* Given records:
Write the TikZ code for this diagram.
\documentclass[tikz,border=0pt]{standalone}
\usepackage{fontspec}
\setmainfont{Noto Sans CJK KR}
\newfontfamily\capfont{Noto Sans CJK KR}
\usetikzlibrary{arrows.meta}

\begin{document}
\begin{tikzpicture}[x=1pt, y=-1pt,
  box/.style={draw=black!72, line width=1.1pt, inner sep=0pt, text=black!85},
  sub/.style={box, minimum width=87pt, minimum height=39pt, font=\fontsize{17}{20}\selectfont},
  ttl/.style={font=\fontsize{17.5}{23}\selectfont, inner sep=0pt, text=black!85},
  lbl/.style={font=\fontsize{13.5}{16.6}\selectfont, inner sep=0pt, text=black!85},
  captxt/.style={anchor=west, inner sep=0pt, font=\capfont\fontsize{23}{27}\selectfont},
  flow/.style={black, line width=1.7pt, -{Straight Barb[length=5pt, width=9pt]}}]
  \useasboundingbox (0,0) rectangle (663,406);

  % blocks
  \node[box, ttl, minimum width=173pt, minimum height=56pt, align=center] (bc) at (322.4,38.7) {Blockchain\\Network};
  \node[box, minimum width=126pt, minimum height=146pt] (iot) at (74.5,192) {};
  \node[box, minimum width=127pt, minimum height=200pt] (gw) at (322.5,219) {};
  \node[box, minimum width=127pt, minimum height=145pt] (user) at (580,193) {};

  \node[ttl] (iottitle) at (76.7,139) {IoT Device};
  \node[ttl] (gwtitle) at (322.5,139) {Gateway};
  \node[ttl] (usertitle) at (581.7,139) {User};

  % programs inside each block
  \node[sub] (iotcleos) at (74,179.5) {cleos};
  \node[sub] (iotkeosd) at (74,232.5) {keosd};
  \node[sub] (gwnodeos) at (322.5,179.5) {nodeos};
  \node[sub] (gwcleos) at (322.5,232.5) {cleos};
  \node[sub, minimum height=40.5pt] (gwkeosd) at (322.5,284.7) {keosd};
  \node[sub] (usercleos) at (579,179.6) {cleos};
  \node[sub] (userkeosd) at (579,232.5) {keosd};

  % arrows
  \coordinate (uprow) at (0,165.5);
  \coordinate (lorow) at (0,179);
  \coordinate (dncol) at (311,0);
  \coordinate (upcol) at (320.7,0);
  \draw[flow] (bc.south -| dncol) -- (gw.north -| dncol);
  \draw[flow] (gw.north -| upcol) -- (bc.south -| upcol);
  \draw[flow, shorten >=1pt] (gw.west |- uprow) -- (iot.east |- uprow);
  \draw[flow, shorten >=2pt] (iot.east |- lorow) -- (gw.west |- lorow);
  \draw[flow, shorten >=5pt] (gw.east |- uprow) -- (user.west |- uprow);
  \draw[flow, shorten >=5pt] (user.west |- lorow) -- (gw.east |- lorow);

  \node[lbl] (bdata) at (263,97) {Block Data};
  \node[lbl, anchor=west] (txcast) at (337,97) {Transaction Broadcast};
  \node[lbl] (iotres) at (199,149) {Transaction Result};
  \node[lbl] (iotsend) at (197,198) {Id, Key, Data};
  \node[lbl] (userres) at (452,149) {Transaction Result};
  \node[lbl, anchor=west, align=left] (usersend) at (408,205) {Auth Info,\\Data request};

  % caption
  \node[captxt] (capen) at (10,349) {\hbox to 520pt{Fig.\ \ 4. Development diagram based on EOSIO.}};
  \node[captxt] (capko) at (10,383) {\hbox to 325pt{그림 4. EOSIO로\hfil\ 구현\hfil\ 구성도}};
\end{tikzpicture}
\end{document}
==
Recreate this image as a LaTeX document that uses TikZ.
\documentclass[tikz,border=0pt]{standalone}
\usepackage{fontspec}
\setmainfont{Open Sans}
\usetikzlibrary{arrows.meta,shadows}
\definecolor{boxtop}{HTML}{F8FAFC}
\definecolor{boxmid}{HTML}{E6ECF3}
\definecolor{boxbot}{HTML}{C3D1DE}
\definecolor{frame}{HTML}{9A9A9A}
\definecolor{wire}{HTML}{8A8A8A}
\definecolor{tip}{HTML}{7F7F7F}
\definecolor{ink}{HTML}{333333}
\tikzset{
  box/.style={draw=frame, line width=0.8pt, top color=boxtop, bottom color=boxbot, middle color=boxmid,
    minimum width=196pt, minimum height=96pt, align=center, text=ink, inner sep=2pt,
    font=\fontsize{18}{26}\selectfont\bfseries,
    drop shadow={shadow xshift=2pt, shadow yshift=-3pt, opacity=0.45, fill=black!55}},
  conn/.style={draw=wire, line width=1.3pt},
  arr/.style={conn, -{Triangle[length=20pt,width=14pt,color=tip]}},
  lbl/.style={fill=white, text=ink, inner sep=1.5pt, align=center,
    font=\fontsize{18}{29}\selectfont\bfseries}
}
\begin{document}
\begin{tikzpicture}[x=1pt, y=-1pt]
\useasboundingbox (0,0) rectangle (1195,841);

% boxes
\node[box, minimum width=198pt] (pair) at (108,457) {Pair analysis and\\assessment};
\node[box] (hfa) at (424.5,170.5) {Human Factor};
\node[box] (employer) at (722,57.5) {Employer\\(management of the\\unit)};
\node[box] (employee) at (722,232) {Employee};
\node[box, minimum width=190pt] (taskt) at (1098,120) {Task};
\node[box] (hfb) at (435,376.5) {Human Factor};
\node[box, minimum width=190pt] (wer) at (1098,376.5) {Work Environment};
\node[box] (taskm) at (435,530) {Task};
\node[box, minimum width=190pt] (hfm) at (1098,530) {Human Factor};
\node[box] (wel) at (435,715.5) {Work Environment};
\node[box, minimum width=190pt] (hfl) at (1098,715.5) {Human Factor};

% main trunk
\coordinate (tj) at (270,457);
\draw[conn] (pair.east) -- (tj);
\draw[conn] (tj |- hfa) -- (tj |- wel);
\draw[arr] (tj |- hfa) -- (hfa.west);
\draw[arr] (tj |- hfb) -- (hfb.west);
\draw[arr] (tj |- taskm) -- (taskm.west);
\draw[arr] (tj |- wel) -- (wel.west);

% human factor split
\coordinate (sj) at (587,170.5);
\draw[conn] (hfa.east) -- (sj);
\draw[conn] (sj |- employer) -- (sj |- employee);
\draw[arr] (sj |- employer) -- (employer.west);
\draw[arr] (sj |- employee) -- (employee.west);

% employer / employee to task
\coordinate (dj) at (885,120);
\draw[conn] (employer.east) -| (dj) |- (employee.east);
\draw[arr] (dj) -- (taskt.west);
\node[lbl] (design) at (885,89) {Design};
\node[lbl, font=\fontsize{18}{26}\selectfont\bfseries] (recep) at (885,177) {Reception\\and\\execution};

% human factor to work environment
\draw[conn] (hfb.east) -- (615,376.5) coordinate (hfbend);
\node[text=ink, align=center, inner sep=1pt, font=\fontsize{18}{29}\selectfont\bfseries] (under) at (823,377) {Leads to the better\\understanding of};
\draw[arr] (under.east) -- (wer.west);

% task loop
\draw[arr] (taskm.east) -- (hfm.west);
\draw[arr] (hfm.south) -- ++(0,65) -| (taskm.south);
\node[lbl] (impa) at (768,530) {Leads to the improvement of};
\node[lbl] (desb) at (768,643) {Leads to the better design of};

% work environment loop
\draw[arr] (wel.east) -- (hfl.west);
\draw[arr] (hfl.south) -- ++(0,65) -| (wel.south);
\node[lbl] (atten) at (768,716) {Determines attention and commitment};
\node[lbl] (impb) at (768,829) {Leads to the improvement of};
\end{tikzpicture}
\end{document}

* What this task involves:
Your task is to transcribe only the lines from the line containing "Write the TikZ code for this diagram." through the line containing "width=127pt, minimum height=145pt]", word for word.

* The reply:
Write the TikZ code for this diagram.
\documentclass[tikz,border=0pt]{standalone}
\usepackage{fontspec}
\setmainfont{Noto Sans CJK KR}
\newfontfamily\capfont{Noto Sans CJK KR}
\usetikzlibrary{arrows.meta}

\begin{document}
\begin{tikzpicture}[x=1pt, y=-1pt,
  box/.style={draw=black!72, line width=1.1pt, inner sep=0pt, text=black!85},
  sub/.style={box, minimum width=87pt, minimum height=39pt, font=\fontsize{17}{20}\selectfont},
  ttl/.style={font=\fontsize{17.5}{23}\selectfont, inner sep=0pt, text=black!85},
  lbl/.style={font=\fontsize{13.5}{16.6}\selectfont, inner sep=0pt, text=black!85},
  captxt/.style={anchor=west, inner sep=0pt, font=\capfont\fontsize{23}{27}\selectfont},
  flow/.style={black, line width=1.7pt, -{Straight Barb[length=5pt, width=9pt]}}]
  \useasboundingbox (0,0) rectangle (663,406);

  % blocks
  \node[box, ttl, minimum width=173pt, minimum height=56pt, align=center] (bc) at (322.4,38.7) {Blockchain\\Network};
  \node[box, minimum width=126pt, minimum height=146pt] (iot) at (74.5,192) {};
  \node[box, minimum width=127pt, minimum height=200pt] (gw) at (322.5,219) {};
  \node[box, minimum width=127pt, minimum height=145pt] (user) at (580,193) {};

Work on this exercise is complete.